Sunday, December 9, 2007

Lawrence O'Donnell Slams Romney and Mormonism



Lawrence O'Donnell had another foaming at the mouth moment.

I still consider his "creepy liar" meltdown on MSNBC's Scarborough Country on October 22, 2004, just days before the presidential election, as one of the most bizarre, out of control performances by a political pundit ever. He was debating John O'Neill, author of Unfit for Command.

O'Donnell completely flipped out.

Read the transcript. It's amazing.

Watch O'Donnell go nuts again, this time on The McLaughlin Group, during a discussion of Mitt Romney's "religion speech."

Here's the transcript. This is a MUST-READ. O'Donnell goes berserk!

A summary of O'Donnell's fit is offered by Jason Linkins.

He writes:


A sane, if highly flawed, discussion of Mitt Romney's "Faith In America" speech on the McLaughlin Group was cold-cocked into the realm of crazy-faced anger by guest panelist Lawrence O'Donnell this morning, who started off by criticizing Romney, but soon veered headlong into a radical assault on Mormonism.

The discussion was following along it's typical bland and predictable way, with Pat Buchanan praising Romney for defending his beliefs and Eleanor Clift dryly noting that Romney wasn't as robotic as usual. That's when the ball finally came to O'Donnell, who began by remarking, "This was the worst political speech of my lifetime." But O'Donnell didn't have much to say about the speech, as it turned out.
This was the worst political speech of my lifetime. Because this man stood there and said to you "this is the faith of my fathers." And you, and none of these commentators who liked this speech realized that the faith of his fathers is a racist faith. As of 1978 it was an officially racist faith, and for political convenience in 1978 it switched. And it said "OK, black people can be in this church." He believes, if he believes the faith of his fathers, that black people are black because in heaven they turned away from God, in this demented, Scientology-like notion of what was going on in heaven before the creation of the earth.

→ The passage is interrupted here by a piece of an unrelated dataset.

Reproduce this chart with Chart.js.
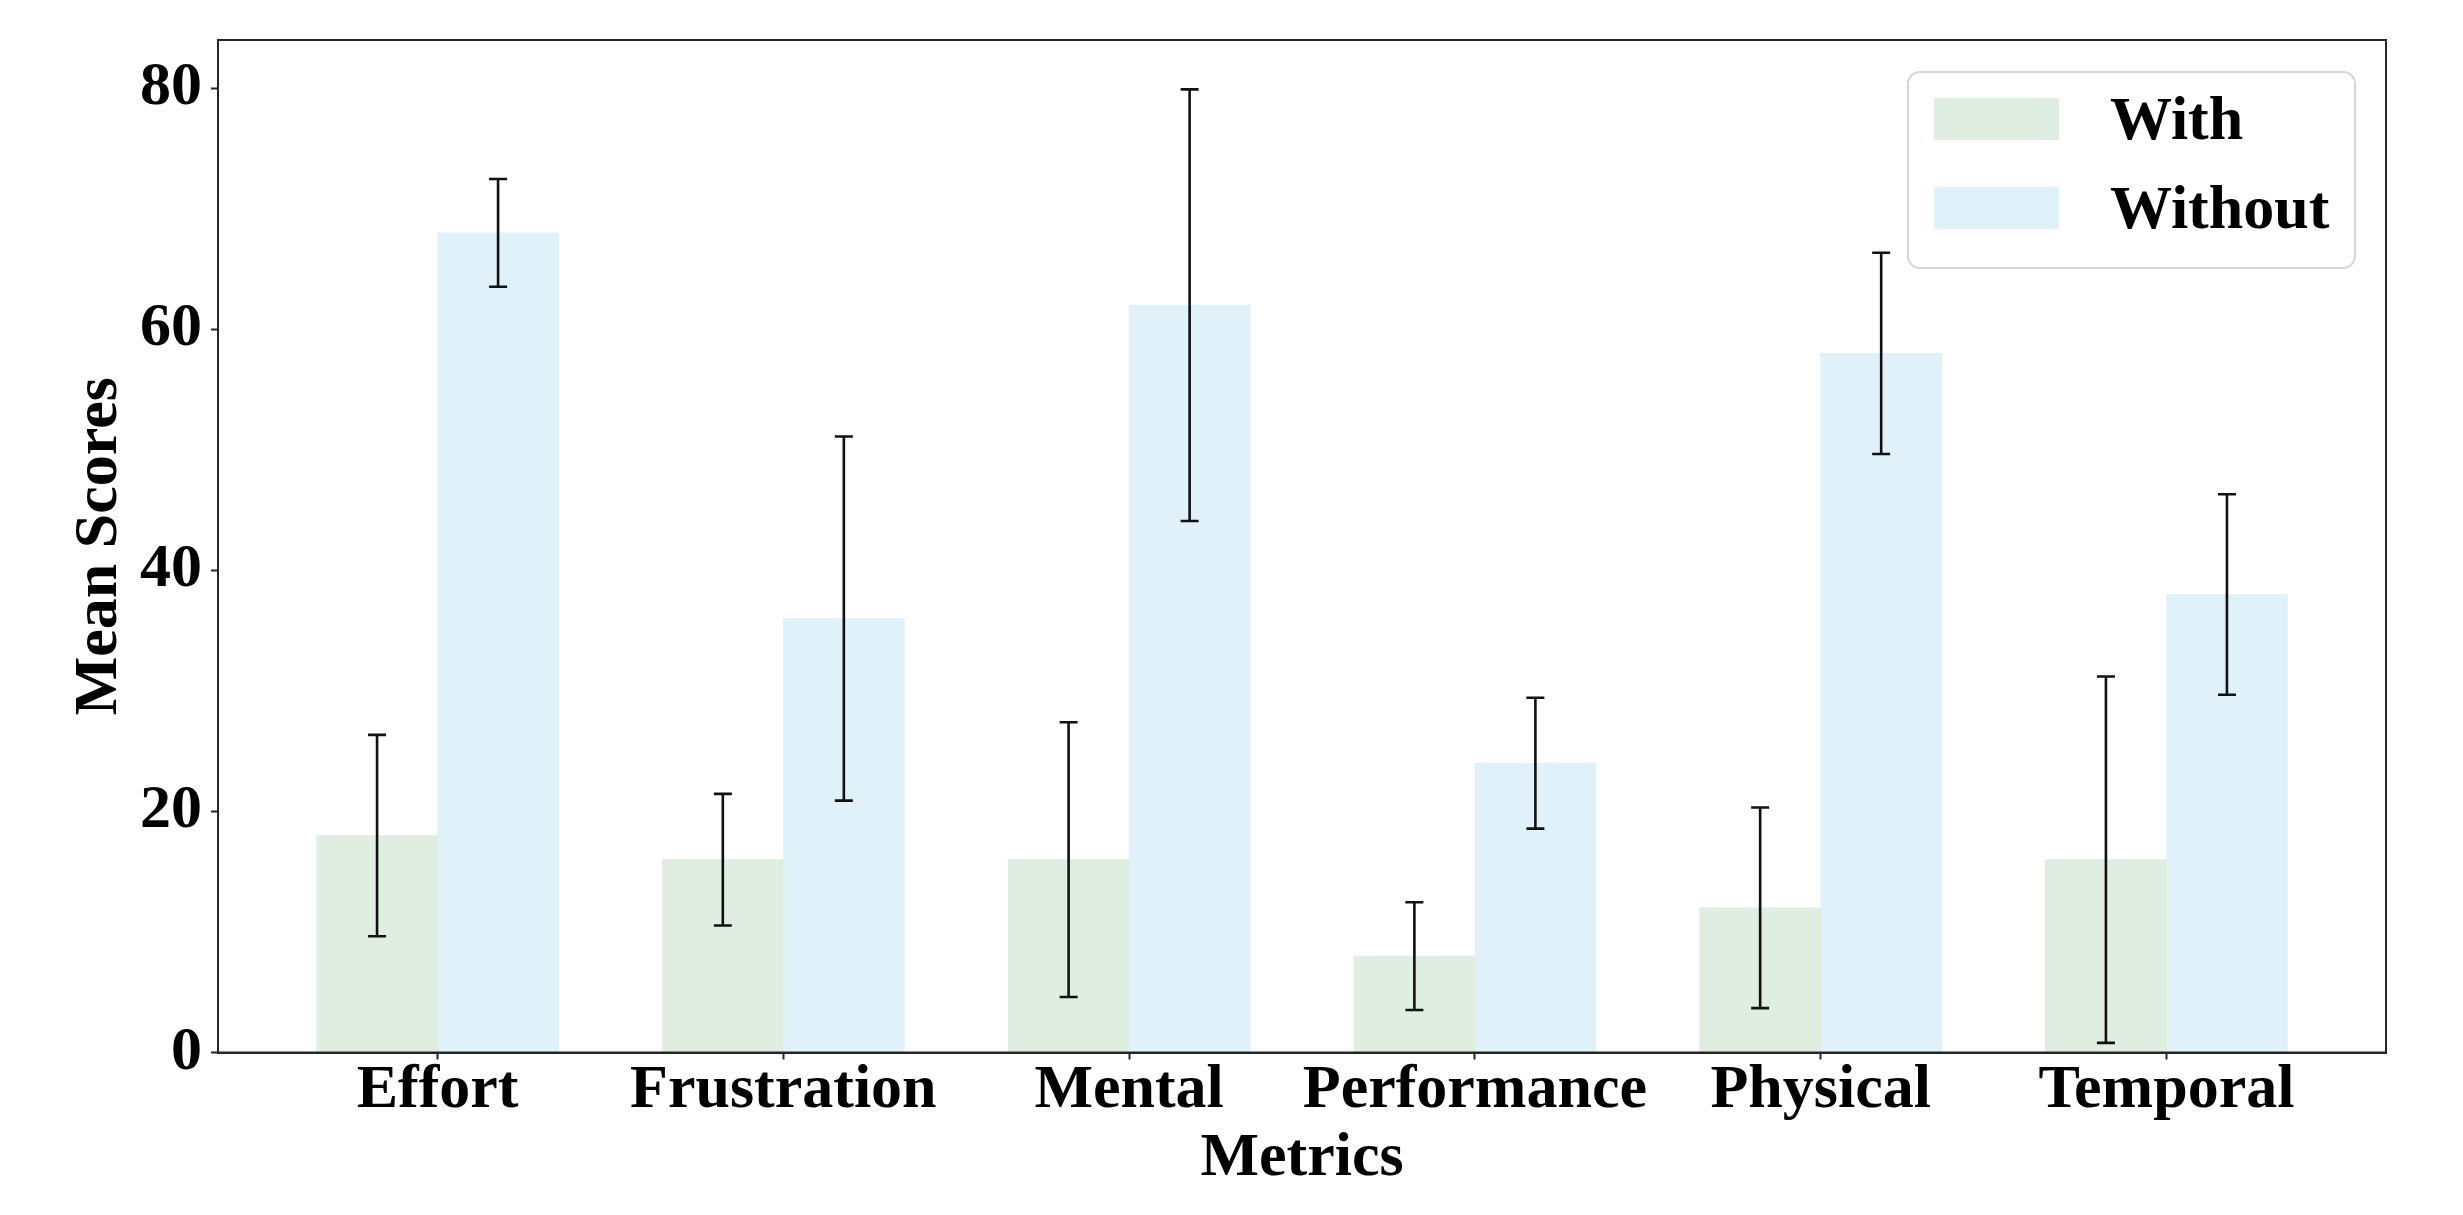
<!DOCTYPE html>
<html>
<head>
<meta charset="utf-8">
<script src="https://cdn.jsdelivr.net/npm/chart.js@4.4.1/dist/chart.umd.min.js"></script>
<style>
  html, body { margin: 0; padding: 0; background: #fff; }
  #wrap { width: 2463px; height: 1215px; }
</style>
</head>
<body>
<div id="wrap"><canvas id="chart" width="2463" height="1215"></canvas></div>
<script>
  // data
  const METRICS = ['Effort', 'Frustration', 'Mental', 'Performance', 'Physical', 'Temporal'];
  const WITH_MEAN = [18, 16, 16, 8, 12, 16];
  const WITH_ERR = [8.35, 5.46, 11.4, 4.47, 8.32, 15.2];
  const WITHOUT_MEAN = [68, 36, 62, 24, 58, 38];
  const WITHOUT_ERR = [4.47, 15.1, 17.9, 5.43, 8.35, 8.32];
  const Y_TICKS = [0, 20, 40, 60, 80];

  const BAR_W = 0.35;
  const COLOR_WITH = '#dfeee1';
  const COLOR_WITHOUT = '#e0f1fa';
  const INK = '#111';
  const FONT = 'Liberation Serif, Times New Roman, serif';

  const toPoints = (vals, shift) => vals.map((v, i) => ({ x: i + shift, y: v }));

  const errorBars = {
    id: 'errorBars',
    afterDatasetsDraw(chart) {
      const { ctx, scales: { x, y } } = chart;
      const sets = [[WITH_MEAN, WITH_ERR, -BAR_W / 2], [WITHOUT_MEAN, WITHOUT_ERR, BAR_W / 2]];
      ctx.save();
      ctx.strokeStyle = INK;
      ctx.lineWidth = 2.6;
      sets.forEach(([m, e, shift]) => {
        m.forEach((v, i) => {
          const px = x.getPixelForValue(i + shift);
          const top = y.getPixelForValue(v + e[i]);
          const bot = y.getPixelForValue(v - e[i]);
          ctx.beginPath();
          ctx.moveTo(px, top); ctx.lineTo(px, bot);
          ctx.moveTo(px - 9, top); ctx.lineTo(px + 9, top);
          ctx.moveTo(px - 9, bot); ctx.lineTo(px + 9, bot);
          ctx.stroke();
        });
      });
      ctx.restore();
    }
  };

  const frameAndLegend = {
    id: 'frameAndLegend',
    afterDraw(chart) {
      const { ctx, chartArea: a } = chart;
      ctx.save();
      ctx.strokeStyle = '#262626';
      ctx.lineWidth = 2;
      ctx.strokeRect(a.left, a.top, a.right - a.left, a.bottom - a.top);

      // legend box, upper right
      const bw = 447, bh = 196;
      const bx = a.right - 31 - bw, by = a.top + 32;
      ctx.strokeStyle = '#d6d6d6';
      ctx.lineWidth = 2;
      ctx.beginPath();
      ctx.roundRect(bx, by, bw, bh, 12);
      ctx.fillStyle = 'rgba(255,255,255,0.8)';
      ctx.fill();
      ctx.stroke();

      ctx.font = 'bold 62px ' + FONT;
      ctx.textBaseline = 'middle';
      ctx.textAlign = 'left';
      chart.data.datasets.forEach((ds, i) => {
        const rowY = by + 26 + i * 89;
        ctx.fillStyle = ds.backgroundColor;
        ctx.fillRect(bx + 26, rowY, 125, 42);
        ctx.fillStyle = '#000';
        ctx.fillText(ds.label, bx + 202, rowY + 25);
      });
      ctx.restore();
    }
  };

  new Chart(document.getElementById('chart'), {
    type: 'bar',
    data: {
      datasets: [
        { label: 'With', data: toPoints(WITH_MEAN, -BAR_W / 2), backgroundColor: COLOR_WITH },
        { label: 'Without', data: toPoints(WITHOUT_MEAN, BAR_W / 2), backgroundColor: COLOR_WITHOUT }
      ]
    },
    options: {
      responsive: false,
      animation: false,
      devicePixelRatio: 1,
      grouped: false,
      categoryPercentage: 1,
      barPercentage: 1,
      layout: { padding: { left: 0, top: 40, right: 77, bottom: 0 } },
      plugins: { legend: { display: false }, tooltip: { enabled: false } },
      scales: {
        x: {
          type: 'linear',
          offset: false,
          min: -0.635,
          max: 5.635,
          afterBuildTicks: s => { s.ticks = METRICS.map((_, i) => ({ value: i })); },
          afterFit: s => { s.height = 162.5; },
          grid: { offset: false, drawOnChartArea: false, drawTicks: true, tickLength: 7, tickColor: '#262626', tickWidth: 2 },
          border: { display: true, color: '#262626', width: 2 },
          ticks: {
            autoSkip: false,
            maxRotation: 0,
            padding: 0,
            color: '#000',
            font: { family: FONT, size: 62, weight: 'bold', lineHeight: 1.0 },
            callback: v => METRICS[v]
          },
          title: {
            display: true,
            text: 'Metrics',
            color: '#000',
            font: { family: FONT, size: 62, weight: 'bold' },
            padding: { top: 0, bottom: 19 }
          }
        },
        y: {
          min: 0,
          max: 84,
          afterBuildTicks: s => { s.ticks = Y_TICKS.map(v => ({ value: v })); },
          afterFit: s => { s.width = 218; },
          grid: { drawOnChartArea: false, drawTicks: true, tickLength: 7, tickColor: '#262626', tickWidth: 2 },
          border: { display: true, color: '#262626', width: 2 },
          ticks: {
            padding: 9,
            color: '#000',
            font: { family: FONT, size: 62, weight: 'bold', lineHeight: 0.8 }
          },
          title: {
            display: true,
            text: 'Mean Scores',
            color: '#000',
            font: { family: FONT, size: 62, weight: 'bold' },
            padding: { top: 63, bottom: 0 }
          }
        }
      }
    },
    plugins: [errorBars, frameAndLegend]
  });
</script>
</body>
</html>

Pat Buchanan, believe it or not, deserves credit for asking a question that was both germane to the discussion and entirely fair: "Do you believe his faith disqualifies him to be President." Well...it's clear that O'Donnell does. Forcefully, fiercely. Frankly, frighteningly!

The conversation just went right off the rails from there. Mormonism was founded by a "fraudulent criminal," O'Donnell maintained, insisting that the speech was an "opportunity to distance himself from the evils of his religion" even as Clift cautioned that "every religion has had its scandals." That got McLaughlin defending the Catholic Church, further shouting, Buchanan blaming Christians for bringing slavery to the United States, and Clift saying that "every religion has some crazy beliefs."

Hilarious. And O'Donnell would just not let up. His kick to commercial, "Romney comes from a religion that was founded by a criminal who was anti-American, pro-slavery, and A RAPIST!"

Spitting and wagging his finger, O'Donnell said, "And [Romney's] religion is based on the work of a lying, fraudulent criminal named Joseph Smith, who was a racist, who was pro-slavery. His religion was completely pro-slavery."

I think Linkins misunderstood O'Donnell. I don't believe O'Donnell called Smith a "rapist." I understood him to say "racist."

(Note: I stand corrected. The McLaughlin transcript attributes this statement to O'Donnell: "Look, Romney comes from a religion founded by a criminal who was anti-American, pro-slavery, and a rapist. And he comes from that lineage and says, 'I respect this religion fully.'")

McLaughlin tried to regain control, saying to O'Donnell: "All right, please relinquish.... Lawrence, please relinquish."

I think he knew O'Donnell was venturing into dangerous territory.

O'Donnell wouldn't shut up. He didn't hesitate to bash all Mormons.

"Joseph Smith was a slavery champion, the inventor of this ridiculous religion."

"Ridiculous religion"?

Wow.

When O'Donnell loses it, he REALLY loses it.

O'Donnell was so crazy that he has even embarrassed other libs.

I didn't think he could ever top his "creepy liar" performance.

In terms of content as opposed to delivery, I think he may have managed to do it.

When Eleanor Clift starts squirming at her fellow lib's ravings and feels the need to distance herself from O'Donnell's rant, you know it has to be bad.

Unbelievable.

I sincerely believe that O'Donnell is an unbalanced individual with some serious behavioral issues.